Yohsinobu Yamamoto is a bonafide superstar in the NBP. The right-hander has been downright dominant in Japan, and that's an understatement. He currently has more seasons with an ERA under 2.00 than seasons with an ERA of 2.00 or worse, and his worst season as a pro ballplayer so far would be the best for many.

In 171 innings with the Orix Buffaloes, Yamamoto owns a 1.16 ERA, 0.86 WHIP, and 6.29 K:BB ratio. Yamamoto has only walked 4.3% of the batters he has faced and has allowed two home runs for a 0.11 HR/9 rate. While he's not striking out batters at an overpowering rate, he still has a quality 26.7% strikeout rate. His worst single-season ERA is 2.35, which he logged as an 18-year-old back in 2017. For many pitchers, having a sub-2.50 ERA is a career milestone. For Yamamoto, it was just a warm-up.

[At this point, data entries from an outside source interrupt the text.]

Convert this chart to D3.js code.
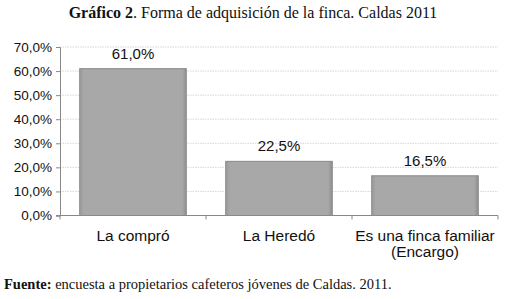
<!DOCTYPE html>
<html>
<head>
<meta charset="utf-8">
<script src="https://cdn.jsdelivr.net/npm/d3@7"></script>
<style>
	body{ margin:0; background:#fff; }
	svg{ display:block; }
</style>
</head>
<body>
<svg id="chart" width="506" height="299"></svg>
<script>
// datos
const categories = ["La compró", "La Heredó", "Es una finca familiar\n(Encargo)"];
const values = [61.0, 22.5, 16.5];
const yTicks = [0, 10, 20, 30, 40, 50, 60, 70];

let svg = d3.select("#chart");
let plotLeft = 60, plotRight = 498, plotTop = 47, plotBottom = 215.5;

let x = d3.scaleBand().domain(categories).range([plotLeft, plotRight]).paddingInner(0.27).paddingOuter(0.135);
let y = d3.scaleLinear().domain([0, 70]).range([plotBottom, plotTop]);
let fmt = v => v.toFixed(1).replace(".", ",") + "%";

/* ---- titulo ---- */
let title = svg.append("text")
	.attr("x", 253).attr("y", 18)
	.attr("text-anchor", "middle")
	.attr("font-family", "Liberation Serif, serif")
	.attr("font-size", 16)
	.attr("fill", "#111");
title.append("tspan").attr("font-weight", "bold").text("Gráfico 2");
title.append("tspan").text(". Forma de adquisición de la finca. Caldas 2011");

/* ---- rejilla ---- */
svg.append("g").selectAll("line")
	.data(yTicks.slice(1))
	.enter().append("line")
	.attr("x1", plotLeft).attr("x2", plotRight)
	.attr("y1", d => y(d)).attr("y2", d => y(d))
	.attr("stroke", "#d6d6d6")
	.attr("stroke-dasharray", "1.5,1");

/* ---- ejes ---- */
let yAxis = svg.append("g")
	.attr("transform", "translate(" + plotLeft + ",0)")
	.call(d3.axisLeft(y).tickValues(yTicks).tickSize(4).tickFormat(fmt));
yAxis.select(".domain").attr("stroke", "#888");
yAxis.selectAll(".tick line").attr("stroke", "#888");
yAxis.selectAll("text")
	.attr("font-family", "Liberation Sans, Arial, sans-serif")
	.attr("font-size", 13.5)
	.attr("fill", "#111")
	.attr("x", -8);

let xAxis = svg.append("g")
	.attr("transform", "translate(0," + plotBottom + ")");
xAxis.append("line")
	.attr("x1", plotLeft - 4).attr("x2", plotRight)
	.attr("stroke", "#888");
let step = x.step();
let edges = [plotLeft, plotLeft + step, plotLeft + 2 * step, plotRight];
xAxis.selectAll(".tk").data(edges).enter().append("line")
	.attr("x1", d => d).attr("x2", d => d)
	.attr("y1", 0).attr("y2", 4)
	.attr("stroke", "#888");

/* ---- barras ---- */
let defs = svg.append("defs");
let grad = defs.append("linearGradient").attr("id", "barGrad")
	.attr("x1", 0).attr("x2", 1).attr("y1", 0).attr("y2", 0);
grad.append("stop").attr("offset", "0%").attr("stop-color", "#9a9a9a");
grad.append("stop").attr("offset", "4%").attr("stop-color", "#a8a8a8");
grad.append("stop").attr("offset", "96%").attr("stop-color", "#a8a8a8");
grad.append("stop").attr("offset", "100%").attr("stop-color", "#8f8f8f");

svg.selectAll(".bar")
	.data(values)
	.enter().append("rect")
	.attr("class", "bar")
	.attr("x", (d, i) => x(categories[i]))
	.attr("y", d => y(d))
	.attr("width", x.bandwidth())
	.attr("height", d => plotBottom - y(d))
	.attr("fill", "url(#barGrad)")
	.attr("stroke", "#8a8a8a")
	.attr("stroke-width", 1);

svg.selectAll(".lbl")
	.data(values)
	.enter().append("text")
	.attr("x", (d, i) => x(categories[i]) + x.bandwidth() / 2)
	.attr("y", d => y(d) - 10)
	.attr("text-anchor", "middle")
	.attr("font-family", "Liberation Sans, Arial, sans-serif")
	.attr("font-size", 15)
	.attr("fill", "#111")
	.text(fmt);

/* ---- categorias ---- */
categories.forEach((c, i) => {
	let t = svg.append("text")
		.attr("text-anchor", "middle")
		.attr("font-family", "Liberation Sans, Arial, sans-serif")
		.attr("font-size", 15.5)
		.attr("fill", "#111");
	c.split("\n").forEach((line, j) => {
		t.append("tspan")
			.attr("x", x(c) + x.bandwidth() / 2)
			.attr("y", 241 + j * 16)
			.text(line);
	});
});

/* ---- fuente ---- */
let foot = svg.append("text")
	.attr("x", 4).attr("y", 289)
	.attr("font-family", "Liberation Serif, serif")
	.attr("font-size", 14.5)
	.attr("fill", "#111");
foot.append("tspan").attr("font-weight", "bold").text("Fuente:");
foot.append("tspan").text(" encuesta a propietarios cafeteros jóvenes de Caldas. 2011.");
</script>
</body>
</html>
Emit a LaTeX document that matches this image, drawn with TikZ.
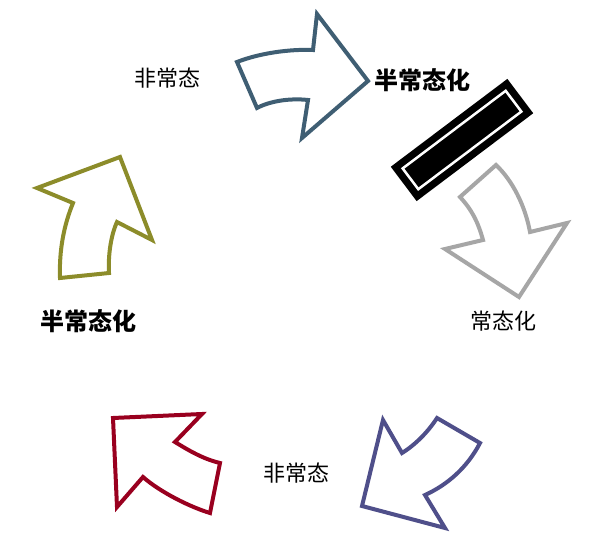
\documentclass[tikz,border=0pt]{standalone}
\usepackage{fontspec}
\newfontfamily\cjk{Noto Sans CJK SC}
\definecolor{arrowBlue}{HTML}{3F5E73}
\definecolor{arrowGray}{HTML}{A6A6A6}
\definecolor{arrowPurple}{HTML}{4F4F8A}
\definecolor{arrowRed}{HTML}{99001F}
\definecolor{arrowOlive}{HTML}{8C8C2A}
\begin{document}
\begin{tikzpicture}[x=1pt,y=-1pt,
        bigarrow/.style={line width=4pt, line join=miter, fill=white},
        lbl/.style={font=\cjk\fontsize{22}{26}\selectfont},
        blbl/.style={font=\cjk\bfseries\fontsize{24}{28}\selectfont}]

        \useasboundingbox (0,0) rectangle (608,551);

        % curved block arrows
        \draw[bigarrow, draw=arrowBlue] (237,62) .. controls (260,53) and (290,49) .. (313,50)
                -- (317,14) -- (368,81) -- (302,138) -- (308,100)
                .. controls (290,98) and (270,101) .. (257,108) -- cycle;
        \draw[bigarrow, draw=arrowGray] (460,197) -- (496,165)
                .. controls (512,180) and (525,205) .. (530,232)
                -- (567,223) -- (519,297) -- (445,249) -- (483,240)
                .. controls (478,222) and (472,210) .. cycle;
        \draw[bigarrow, draw=arrowPurple] (383,420) -- (402,453)
                .. controls (415,445) and (428,432) .. (437,418)
                -- (480,443) .. controls (467,468) and (447,485) .. (425,495)
                -- (445,528) -- (362,506) -- cycle;
        \draw[bigarrow, draw=arrowRed] (113,418) -- (202,414) -- (175,442)
                .. controls (188,450) and (203,459) .. (220,463)
                -- (210,513) .. controls (190,507) and (160,492) .. (143,477)
                -- (117,507) -- cycle;
        \draw[bigarrow, draw=arrowOlive] (37,188) -- (120,157) -- (152,240) -- (117,222)
                .. controls (111,235) and (108,255) .. (109,273)
                -- (60,278) .. controls (59,250) and (64,225) .. (73,203) -- cycle;

        % bar
        \node[fill=black, minimum width=146pt, minimum height=43pt, rotate=37] (bar) at (462,140) {};
        \node[draw=white, line width=2.5pt, minimum width=129pt, minimum height=26pt, rotate=37] (barline) at (bar.center) {};

        % labels
        \node[lbl]  (nonA)  at (167,78)  {非常态};
        \node[blbl] (semiA) at (422,80)  {半常态化};
        \node[lbl]  (norm)  at (503,321) {常态化};
        \node[lbl]  (nonB)  at (296,473) {非常态};
        \node[blbl] (semiB) at (88,321)  {半常态化};
\end{tikzpicture}
\end{document}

Yamamoto throws in the 94-96 MPH range but can crank the heat up when needed and tops out around 98-99. His best pitches are his curveball and splitter, which pair nicely with his already quality four-seamer. His fourth pitch is a cutter. Yamamoto finishes off his repertoire with a slider. While it's his worst pitch, it's still not a horrible offering, and he can throw it well.

There's a lot to like about Yamamoto's on-mound presence. He is one of the most athletic pitchers in the NBP. This has helped him master pinpoint-like command. Yamamoto's career walk rate is just 5.8%. This year, he's been especially good at limiting free passes.

The most hyped Japanese pitching prospect since Yamamoto was Masahiro Tanaka, who signed a seven-year, $155 million contract, an AAV of about $22 million. Like Yamamoto, Tanaka had more seasons with an ERA under 2.00 than over 2.00. Tanaka was a bonafide superstar in the NBP like Yamamoto is now. It's not as similar as Imanaga to Kikuchi or Senga, but there are very few comparisons you can make about Yamamoto. I think an AAV of at least $20 million is a guarantee for Yamamoto. The only question is how many years. I definitely think that he'll match Tanaka's first contract, at the minimum. That may put him outside the Pirates' price range, but it would be fun if the Pirates were at least aggressive in their pursuit of Yamamoto.